The fans don't know them yet, but they soon will. The basebal
Mar. 07, 1995
BRADENTON, Fla. (AP) _ The fans don't know them yet, but they soon will. The baseball negotiations have broken off again, and replacement players are here to stay _ at least until opening day, and perhaps well beyond.
Call it replacement ball or faux baseball or un-baseball, it is now more than a late-winter curiosity and something to pass the time until the real players come back. Right now, it's the only baseball there is.
Some of these guys are pressing 40 _ the Phillies' Todd Cruz is 39 and a grandfather _ but for now, they're the boys of spring. Barring an unforeseen break in the negotiations, they also might be the boys of summer.
So don't look for Frank Thomas in the Chicago White Sox's opening day lineup, though Pete Rose might be there _ Pete Rose Jr., that is. Not that Pete Sr. probably couldn't get a few hits in replacement ball. The pitchers who couldn't throw fastballs by hitters in Double-A five years ago are still trying to do it.
And what should these teams be called? They're not the real Phillies, for example, so they're known as the faux Phillies, or the Phil-ins. The Rangers are the Strangers, or the Texas Temps. Training in Fort Myers are the Minne-Pseudo Twins. The not-quite-the-Pirates are the counterfeit Bucs. The O's are the Zeroes _ they've taken their ball and gone home, refusing to play fake baseball.
Now that they've played a weekend of replacement spring training games, a few trends have developed:
_Nobody's talking. Fearful of alienating baseball's ruling hierarchy and the ``It's-still-baseball-and-isn't-it-great?'' attitude, managers and coaches don't dare proclaim they want their real players back. They also can't say they sort of enjoy working with these major league wannabes, for fear of angering their striking players. So, for the most part, nobody says anything.
_There isn't a shortstop in replacement baseball who doesn't look at the baseball before throwing it to first. Ozzie Smith or Cal Ripken probably never did it once; these guys do, and that's why there are so many infield singles.
_Every single player here thinks he already should be a major leaguer. He might have been released five times, but it's always because he didn't get along with his manager or someone in the personnel department hated him. It's never because of the real reason _ most of them couldn't play well enough.
The common lament: ``I just need a break.'' Give us a break.

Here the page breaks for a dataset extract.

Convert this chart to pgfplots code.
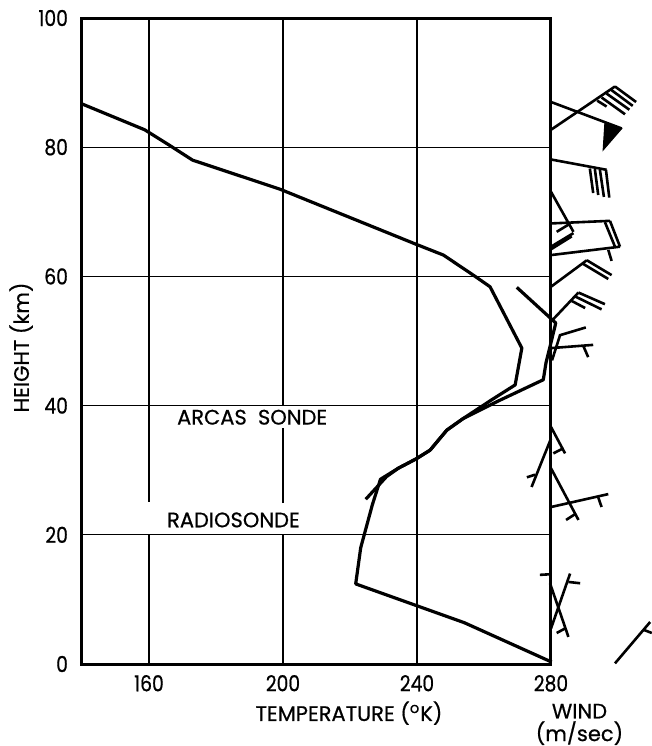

_The fans often have been supportive, enthusiastic, and even noisier than the fans who usually frequent spring training. Maybe it's because they're just glad to see baseball back in whatever form, or they don't know any better, but they really seem to like it.
Could be it be the players are friendly and willingly sign autographs? Pirates players were even seen introducing their wives and children to fans. Visit a real major-league game and see how many times that happens.
_The fastballs aren't as fast, the breaking balls don't break as sharply, the outfielders don't get a jump on fly balls as quickly, infielders often hesitate before covering a bag. The best pitchers in replacement ball won't be the fastest, but those who can change speeds. Tommy John in his prime would win 45 games in replacement ball.
_Where are the regular players? Nearly a week into sort-of-exhibition baseball, and not a striking player has been spotted carrying a picket sign. Or hiring someone to carry it for him.
_Teams seem to have scouted replacements as much for their news value as their talent levels. Scriptwriters couldn't have invented stories as interesting as White Sox season-ticket holder Ed Koziol getting a tryout _ and sticking. As Wayne Busby walking down the street from the local bakery in Bradenton and landing a job with the Pirates. As the Mets' Al Coghen going from driving a Teamster-controlled truck to driving in runs. As the Pirates' Mark Doran, who went from appearing in the movie ``Rookie of the Year'' to trying to win the award as a replacement.
_These guys literally would run through a wall to play. Remember Rodney McCray, the unforgettable minor leaguer who crashed through the plywood outfield wall? He's here. So is the Reds' Matt Bragga, who tried to copy McCray's oft-replayed feat by running face-first into an outfield wall. The trouble was it wasn't plywood, but fortified wood. Ouch.
OK, so it's not major-league baseball. But it's baseball. Deal with it, America.